For those who enjoy pattern mixing, a colorful tee can also sit under a striped or subtly patterned sweater. The key is making sure the patterns do not clash in scale — a fine-gauge stripe over a solid bright tee creates layered visual interest without chaos. Similarly, a color-blocked jacket over a contrasting solid tee can produce a gallery-worthy composition. The tee becomes one panel in a larger chromatic arrangement.

Can I Recreate the Look?

Recreating Chung’s Milan outfit is achievable at multiple price points. The exact Miu Miu waxed suede leather blouson jacket and the Wander Matelassé Nappa Leather Hobo Bag at $2,950 represent the investment end of the spectrum. The J.Crew Cashmere Classic-Fit Crewneck Sweater offers a similar gray sweater silhouette at a more accessible price. The Primary Adult Easy Crewneck Tee in Banana delivers that specific yellow hue for under thirty dollars.

The baggy jeans can be sourced from Agolde’s Low Slung style, which captures the relaxed, slightly slouchy fit Chung favors. Black ballet flats are widely available across brands at every budget level. The beauty of this look is that its components are all wardrobe staples in their own right — a gray sweater, a colorful tee, a pair of baggy jeans, and ballet flats will each earn their place in a closet long after the specific outfit inspiration fades.

Frequently Asked Questions

How do I keep a tee from bunching up under a sweater?

Choose a fine-gauge cotton jersey tee rather than a heavyweight style, and smooth it flat against your torso before layering the sweater on top. Tucking the tee into your waistband helps anchor it, and reaching underneath the sweater after dressing to tug the tee flat eliminates most gathers. A relaxed-fit sweater skims over the tee more smoothly than a tight-fitting knit.

What if gray is not my color — which neutral sweaters work with bright tees?

Beige, camel, navy, cream, and charcoal all provide excellent backdrops for colorful tees. The principle is contrast: a warm-toned tee like yellow or coral stands out against cool neutrals like navy or charcoal, while a cool-toned tee like cobalt or emerald reads beautifully against warm neutrals like camel or cream. Chocolate brown, as Chung demonstrated with her suede jacket, also pairs remarkably well with bright yellow and other saturated shades.

Can the tee under sweater look work for a professional office environment?

Yes, with some adjustments. Opt for a fine-gauge merino or cashmere sweater in a dark neutral, and choose a tee in a deeper, more subdued jewel tone — burgundy, forest green, or navy rather than neon yellow. Make sure the tee’s neckline is clean and its hem does not hang below the sweater unevenly. Add tailored trousers and polished shoes, and the combination reads as intentional layering rather than casual weekend wear.

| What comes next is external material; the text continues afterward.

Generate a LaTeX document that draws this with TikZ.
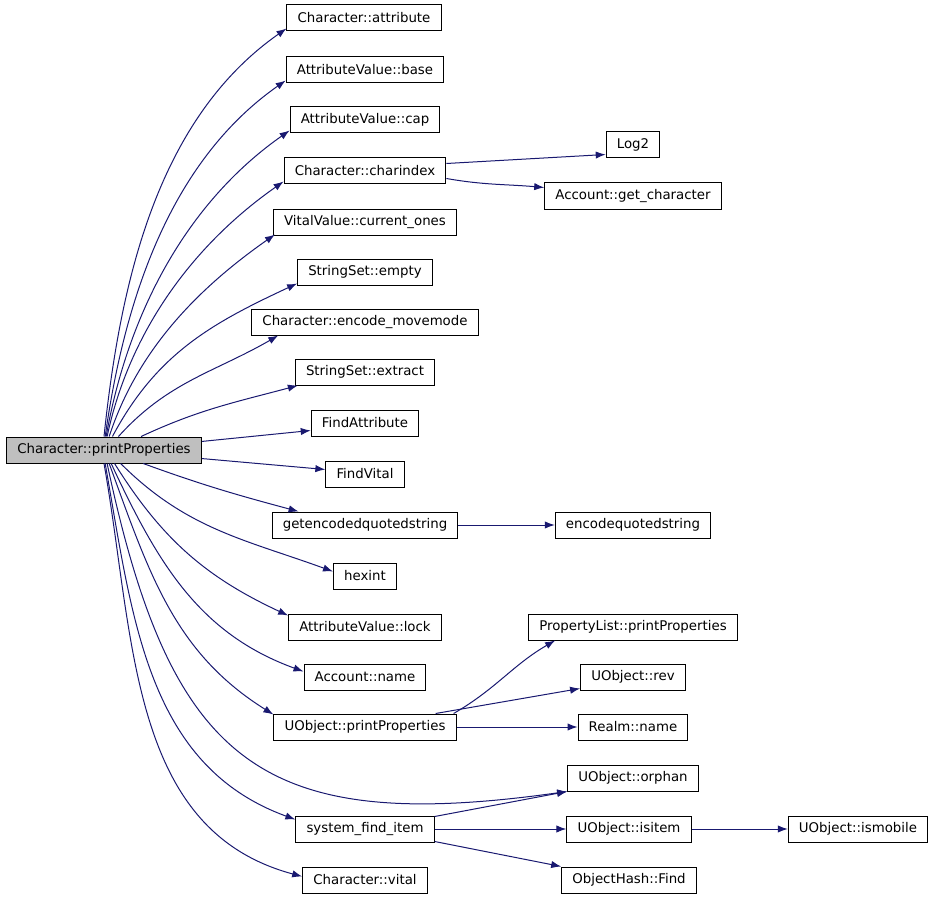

The yellow tee under gray sweater moment that Alexa Chung delivered in Milan was not complicated. That is precisely what made it stick. It required no new purchases for anyone who already owns a gray sweater and a colored tee — just the willingness to pair them on purpose. The cool-girl approach to a T-shirt in 2026 is not about finding a more expensive version or a more distressed vintage cut. It is about treating color as a styling tool, not an afterthought, and letting a few inches of fabric at the collar do the heavy lifting.